Studies Mislead, Details Matter

It's been almost a year since a huge federal study of hormone replacement therapy indicated that - contrary to previous studies - women may be at risk when taking a hormone replacement drug to deal with symptoms of menopause. In that intervening year, scientists and statisticians have failed determine which study is incorrect, or if both sides tell part of the truth. The fact that these different methodologies cannot seem to be resolved in the intensely-scrutinized realm of medical studies indicates that many of our market research efforts must be hopelessly simplistic.

The most respected study showing benefits of hormone replacement was what is termed an "observational" study, where thousands of subjects - nurses in this case - reported on their drug use and their health. Drawing a relationship between the two, the study showed a 30% reduction of heart attacks among those taking the therapy.

The new federal study used the more respected "double blind" method of testing, giving some people therapy and some people placebos. Their results showed a 40% increase in heart attacks in those taking the therapy.

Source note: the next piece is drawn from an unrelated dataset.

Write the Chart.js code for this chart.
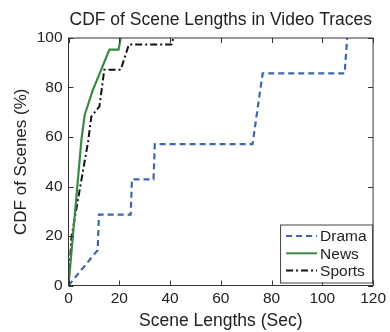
<!DOCTYPE html>
<html>
<head>
<meta charset="utf-8">
<script src="https://cdn.jsdelivr.net/npm/chart.js@4/dist/chart.umd.min.js"></script>
<style>
  html, body { margin: 0; padding: 0; background: #fff; }
  #wrap { width: 390px; height: 332px; }
</style>
</head>
<body>
<div id="wrap"><canvas id="cdf"></canvas></div>
<script>
// values
var dramaX = [0, 11.5, 12, 24.5, 25, 33.5, 34, 72.5, 74.5, 76.5, 108.8, 109.8];
var dramaY = [0, 14.3, 28.6, 28.6, 42.9, 42.9, 57.1, 57.1, 71.4, 85.7, 85.7, 100];

var newsX = [0, 5.1, 6.4, 9.6, 12.9, 16.1, 19.7, 20.6];
var newsY = [0, 58.9, 69, 79, 87.2, 95.3, 95.3, 100];

var sportsX = [0, 1.2, 7.7, 9.0, 12.2, 14.1, 20.6, 23.8, 40.6, 41.3];
var sportsY = [0, 19.8, 58, 68.3, 72.4, 87.2, 87.2, 97.4, 97.4, 100];

var seriesNames = ["Drama", "News", "Sports"];
var xTicks = [0, 20, 40, 60, 80, 100, 120];
var yTicks = [0, 20, 40, 60, 80, 100];

var FONT = "'Liberation Sans', Arial, sans-serif";
var TEXT = "#222";

function toPoints(xs, ys) {
    var pts = [];
    for (var i = 0; i < xs.length; i++) {
        pts.push({ x: xs[i], y: ys[i] });
    }
    return pts;
}

// matlab style frame, inward ticks and boxed legend
var frameAndLegend = {
    id: "frameAndLegend",
    afterDatasetsDraw: function(chart) {
        var ctx = chart.ctx;
        var a = chart.chartArea;
        var xs = chart.scales.x, ys = chart.scales.y;
        var len = 5;

        ctx.save();
        ctx.strokeStyle = "#333";
        ctx.lineWidth = 1;
        ctx.setLineDash([]);
        ctx.strokeRect(a.left, a.top, a.right - a.left, a.bottom - a.top);

        ctx.beginPath();
        xTicks.forEach(function(v) {
            var px = Math.round(xs.getPixelForValue(v)) + 0.5;
            ctx.moveTo(px, a.bottom); ctx.lineTo(px, a.bottom - len);
            ctx.moveTo(px, a.top); ctx.lineTo(px, a.top + len);
        });
        yTicks.forEach(function(v) {
            var py = Math.round(ys.getPixelForValue(v)) + 0.5;
            ctx.moveTo(a.left, py); ctx.lineTo(a.left + len, py);
            ctx.moveTo(a.right, py); ctx.lineTo(a.right - len, py);
        });
        ctx.stroke();

        // legend box in the lower right corner
        var bw = 92, bh = 58;
        var bx = a.right - bw - 1, by = a.bottom - bh - 3;
        ctx.fillStyle = "#fff";
        ctx.fillRect(bx, by, bw, bh);
        ctx.strokeStyle = "#444";
        ctx.strokeRect(bx + 0.5, by + 0.5, bw, bh);

        ctx.font = "15.5px " + FONT;
        ctx.textBaseline = "middle";
        chart.data.datasets.forEach(function(ds, i) {
            var ry = by + 11.5 + i * 17.3;
            ctx.beginPath();
            ctx.strokeStyle = ds.borderColor;
            ctx.lineWidth = 2;
            ctx.setLineDash(ds.borderDash || []);
            ctx.moveTo(bx + 6, ry);
            ctx.lineTo(bx + 37, ry);
            ctx.stroke();
            ctx.setLineDash([]);
            ctx.fillStyle = TEXT;
            ctx.fillText(ds.label, bx + 40, ry + 1);
        });
        ctx.restore();
    }
};

new Chart(document.getElementById("cdf"), {
    type: "scatter",
    data: {
        datasets: [
            {
                label: seriesNames[0],
                data: toPoints(dramaX, dramaY),
                showLine: true,
                borderColor: "#3d66ac",
                borderWidth: 2.2,
                borderDash: [6, 4],
                pointRadius: 0,
                tension: 0
            },
            {
                label: seriesNames[1],
                data: toPoints(newsX, newsY),
                showLine: true,
                borderColor: "#3a8a45",
                borderWidth: 2.2,
                pointRadius: 0,
                tension: 0
            },
            {
                label: seriesNames[2],
                data: toPoints(sportsX, sportsY),
                showLine: true,
                borderColor: "#111",
                borderWidth: 2,
                borderDash: [7, 3, 2, 3],
                pointRadius: 0,
                tension: 0
            }
        ]
    },
    options: {
        responsive: true,
        maintainAspectRatio: false,
        animation: false,
        layout: { padding: { left: 0, right: 12, top: 0, bottom: 0 } },
        plugins: {
            legend: { display: false },
            tooltip: { enabled: false },
            title: {
                display: true,
                fullSize: false,
                text: "CDF of Scene Lengths in Video Traces",
                color: TEXT,
                font: { family: FONT, size: 17.5, weight: "normal" },
                padding: { top: 10, bottom: 7 }
            }
        },
        scales: {
            x: {
                type: "linear",
                min: 0,
                max: 120,
                afterBuildTicks: function(scale) {
                    scale.ticks = xTicks.map(function(v) { return { value: v }; });
                },
                afterFit: function(scale) { scale.height = 46.5; },
                grid: { display: false, drawTicks: false },
                border: { display: false },
                ticks: {
                    color: TEXT,
                    padding: 4,
                    maxRotation: 0,
                    font: { family: FONT, size: 15.5 }
                },
                title: {
                    display: true,
                    text: "Scene Lengths (Sec)",
                    color: TEXT,
                    font: { family: FONT, size: 17.5 },
                    padding: { top: 1, bottom: 0 }
                }
            },
            y: {
                type: "linear",
                min: 0,
                max: 100,
                afterBuildTicks: function(scale) {
                    scale.ticks = yTicks.map(function(v) { return { value: v }; });
                },
                afterFit: function(scale) { scale.width = 68.5; },
                grid: { display: false, drawTicks: false },
                border: { display: false },
                ticks: {
                    color: TEXT,
                    padding: 6,
                    font: { family: FONT, size: 15.5 }
                },
                title: {
                    display: true,
                    text: "CDF of Scenes (%)",
                    color: TEXT,
                    font: { family: FONT, size: 17 },
                    padding: { top: 11, bottom: 0 }
                }
            }
        }
    },
    plugins: [frameAndLegend]
});
</script>
</body>
</html>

The results were divergent enough to disturb the medical community, making doctors question the research methods themselves.



To draw an analogy, this is sort of the difference between observing consumer behavior through server logs versus taking online surveys. We would think that both should lead us in the same direction, but this often doesn't bear out.

To be meaningful, it turns out, the study of consumer behavior needs to keep track of a vast number of details. Theoretically, those details may be there in the server logs, but it's infrequent that a study actually bothers to account for all of the subtle influence these additional dimensions might exert. This is why a great deal of consumer research is more of an exercise in marketing departments patting themselves on the backs, showing how successful they've been. To truly draw insight out of the data, we need to get very nitty gritty.

We need to know what mental mode different users may have been in when they exhibited certain behaviors - this may be something derivable from traffic patterns - and draw assumptions about intent in order to properly establish market learnings. When, instead, we generalize the whole audience, the learning is at best lost in the average. Or, at worst, the figures show an average that is actually deceptive.

I actually feel a little bit better about the poor state of our knowledge of online behavior relative to our potential. It's not just us, and it's not just because much of our research is self-serving. Even the brain surgeons are having difficulty, which makes a liberal arts major like myself feel much better. But from here we need to determine what levels of additional detail we need to add into our analysis and develop means of acquiring them.